Things to do / Travel Guide
DC Metro - Train and Bus to Washington, DC
Washington DC is home to the Metro, one of the cleanest and most modern-looking public transportation systems in the United States. The Metro is comprised of the nation's second-longest subway system and fifth-largest bus system.
Characterized by the honeycomb-like curved roofs that can be found in stations throughout the system, the subway is often the best, fastest and cheapest way to get around the city. Almost every major tourist area is accessible via the Metro with the exception of Georgetown, which can be reached by a shuttle bus, or a pleasant walk, from the Foggy Bottom, Rosslyn, or Dupont Circle stations.

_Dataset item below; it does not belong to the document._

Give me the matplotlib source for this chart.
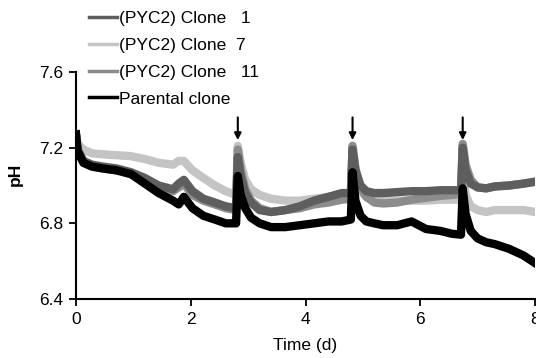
import matplotlib
matplotlib.use("Agg")
import matplotlib.pyplot as plt

plt.rcParams['font.family'] = ['Liberation Sans', 'DejaVu Sans']

time_d = [0, 0.03, 0.13, 0.28, 0.47, 0.71, 0.96, 1.2, 1.44, 1.69, 1.79, 1.88, 2.03, 2.22, 2.42, 2.61,
          2.79, 2.82, 2.87, 2.95, 3.05, 3.2, 3.4, 3.65, 3.9, 4.15, 4.4, 4.63,
          4.79, 4.82, 4.87, 4.96, 5.06, 5.2, 5.35, 5.6, 5.85, 6.1, 6.35, 6.55,
          6.71, 6.74, 6.79, 6.88, 7.0, 7.15, 7.3, 7.55, 7.8, 8.0]

clone7 = [7.27, 7.22, 7.19, 7.17, 7.165, 7.16, 7.155, 7.14, 7.12, 7.11, 7.13, 7.13, 7.08, 7.04, 7.00, 6.97,
          6.95, 7.21, 7.12, 7.03, 6.98, 6.95, 6.93, 6.92, 6.92, 6.93, 6.94, 6.95,
          6.95, 7.18, 7.05, 6.97, 6.94, 6.93, 6.925, 6.92, 6.92, 6.92, 6.925, 6.925,
          6.925, 7.10, 6.95, 6.89, 6.87, 6.86, 6.87, 6.87, 6.87, 6.86]

clone11 = [7.27, 7.18, 7.12, 7.10, 7.09, 7.08, 7.06, 7.03, 6.99, 6.97, 6.99, 7.01, 6.95, 6.92, 6.90, 6.88,
           6.87, 7.19, 7.08, 6.98, 6.92, 6.88, 6.86, 6.87, 6.88, 6.90, 6.91, 6.925,
           6.93, 7.21, 7.09, 6.99, 6.94, 6.91, 6.905, 6.91, 6.925, 6.935, 6.945, 6.95,
           6.955, 7.22, 7.11, 7.03, 6.99, 6.985, 6.995, 7.00, 7.01, 7.02]

clone1 = [7.27, 7.19, 7.13, 7.11, 7.10, 7.09, 7.07, 7.04, 7.00, 6.98, 7.01, 7.03, 6.97, 6.93, 6.91, 6.89,
          6.88, 7.15, 7.05, 6.96, 6.91, 6.87, 6.86, 6.87, 6.89, 6.92, 6.94, 6.96,
          6.96, 7.19, 7.08, 7.00, 6.97, 6.96, 6.96, 6.965, 6.97, 6.97, 6.975, 6.975,
          6.975, 7.20, 7.08, 7.01, 6.99, 6.985, 6.995, 7.00, 7.01, 7.02]

parental = [7.27, 7.18, 7.12, 7.10, 7.09, 7.08, 7.06, 7.01, 6.96, 6.92, 6.90, 6.94, 6.88, 6.84, 6.82, 6.80,
            6.80, 7.05, 6.95, 6.88, 6.83, 6.80, 6.78, 6.78, 6.79, 6.80, 6.81, 6.81,
            6.82, 7.07, 6.92, 6.84, 6.81, 6.80, 6.79, 6.79, 6.81, 6.77, 6.76, 6.745,
            6.74, 6.985, 6.85, 6.76, 6.72, 6.70, 6.69, 6.665, 6.63, 6.59]

arrow_times = [2.82, 4.82, 6.74]
yticks = [6.4, 6.8, 7.2, 7.6]
xticks = [0, 2, 4, 6, 8]

fig = plt.figure(figsize=(5.36, 3.58), dpi=100)
ax = fig.add_axes([76 / 536, 1 - 299 / 358, 459 / 536, 227 / 358])

lw = 6
ax.plot(time_d, clone7, color='#c4c4c4', lw=lw, solid_joinstyle='round')
ax.plot(time_d, clone11, color='#8c8c8c', lw=lw, solid_joinstyle='round')
ax.plot(time_d, clone1, color='#5e5e5e', lw=lw, solid_joinstyle='round')
ax.plot(time_d, parental, color='#000000', lw=lw, solid_joinstyle='round')

for t in arrow_times:
    ax.annotate('', xy=(t, 7.24), xytext=(t, 7.36),
                arrowprops=dict(arrowstyle='-|>', color='black', lw=1.5,
                                mutation_scale=10, shrinkA=0, shrinkB=0),
                annotation_clip=False)

ax.set_xlim(0, 8)
ax.set_ylim(6.4, 7.6)
ax.set_yticks(yticks)
ax.set_yticklabels([f'{v:.1f}' for v in yticks])
ax.set_xticks(xticks)
ax.set_xticklabels([str(v) for v in xticks])
for s in ['top', 'right']:
    ax.spines[s].set_visible(False)
for s in ['left', 'bottom']:
    ax.spines[s].set_linewidth(1.5)
ax.tick_params(axis='both', direction='out', length=5, width=1.3, labelsize=12.5, pad=4)
ax.set_xlabel('Time (d)', fontsize=12.5, labelpad=8)
ax.set_ylabel('pH', fontsize=12.5, fontweight='bold', labelpad=12)
ax.yaxis.set_label_coords(-0.115, 0.55)

handles = [plt.Line2D([], [], color=c, lw=2.5) for c in ['#5e5e5e', '#c4c4c4', '#8c8c8c', '#000000']]
labels = ['(PYC2) Clone   1', '(PYC2) Clone  7', '(PYC2) Clone   11', 'Parental clone']
fig.legend(handles, labels, loc='upper left', bbox_to_anchor=(0.154, 0.99), frameon=False,
           fontsize=12.5, handlelength=1.6, handletextpad=0.1, labelspacing=0.68, borderaxespad=0)

fig.savefig('out.png', dpi=100)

A fairly complex geometric street layout with numerous traffic circles, underpasses, and streets that tend to change the direction of traffic depending on the time of day can make driving confusing at times for those unfamiliar with DC. Traffic is heaviest during the morning and evening rush hours, but at other times of day it is quite manageable. Parking can be quite expensive, so ditch the car.
While renting a car will be quite helpful if you plan on venturing out into the suburbs and visiting the attractions in the surrounding states, DC itself can be most easily navigated using the Metro.
Getting Around Washington, DC by Foot
Barack and Michelle Obama walked from the Capitol to the White House in the dead of winter, so you should consider walking around DC, as well. The layout is a simple as possible and the landmarks are clearly visible. The walking paths are wide and pleasant, and every block is an attraction worth noting. So, the Metro is great, but walk as much as you can. Just don't drive.
Train from Washington, DC to Baltimore, MD
Baltimore, about an hour's drive from DC, is not connected to the Metro system, but can be accessed via one of the 19 trains which leave in that direction from Union Station each day. The trains are part of Amtrak's Northeast Corridor route and make the 45 minute run between Baltimore and Washington, DC approximately every hour at a cost of about $30. The Acela express costs a bit more, but does the Washington to Baltimore (and Baltimore to Washington) route in about a half an hour. The trains stop at Baltimore – Washington International (BWI) Airport.
The MARC (Maryland Area Rail Commuter) Camden Line and MARC Penn Line run from Washington, DC to Baltimore. If you need a train to the suburbs of Washington or Baltimore, MARC may be helpful. The trains run frequently and take a bit over an hour from Penn Station in Baltimore to Union Station in Washington, DC.
On the Washington, DC Side taking the train to Union Station puts you right near the Capitol Building and many tourist attractions. On the Baltimore side, Penn Station is about a mile and a half from downtown and the Inner Harbor. Both stations are worth spending a few minutes to admire the architecture and note the history. Don't miss your train, though!
Bus to Baltimore Inner Harbor
Within Baltimore, a subway system runs on one line. The MTA bus system operates 70 different lines around the city. As the vast majority of Baltimore's attractions and sites of interest are within walking distance of, or accessed via the water taxis of, the Inner Harbor, public transportation is a good way to get to where the sites are, then continue on foot or by water taxi. The main bus routes to the Inner Harbor are routes 1, 3, 7, 10, 35 and 64.
Bus route #3 takes you from the train at Baltimore Penn Station to the Inner Harbor in about 15 minutes.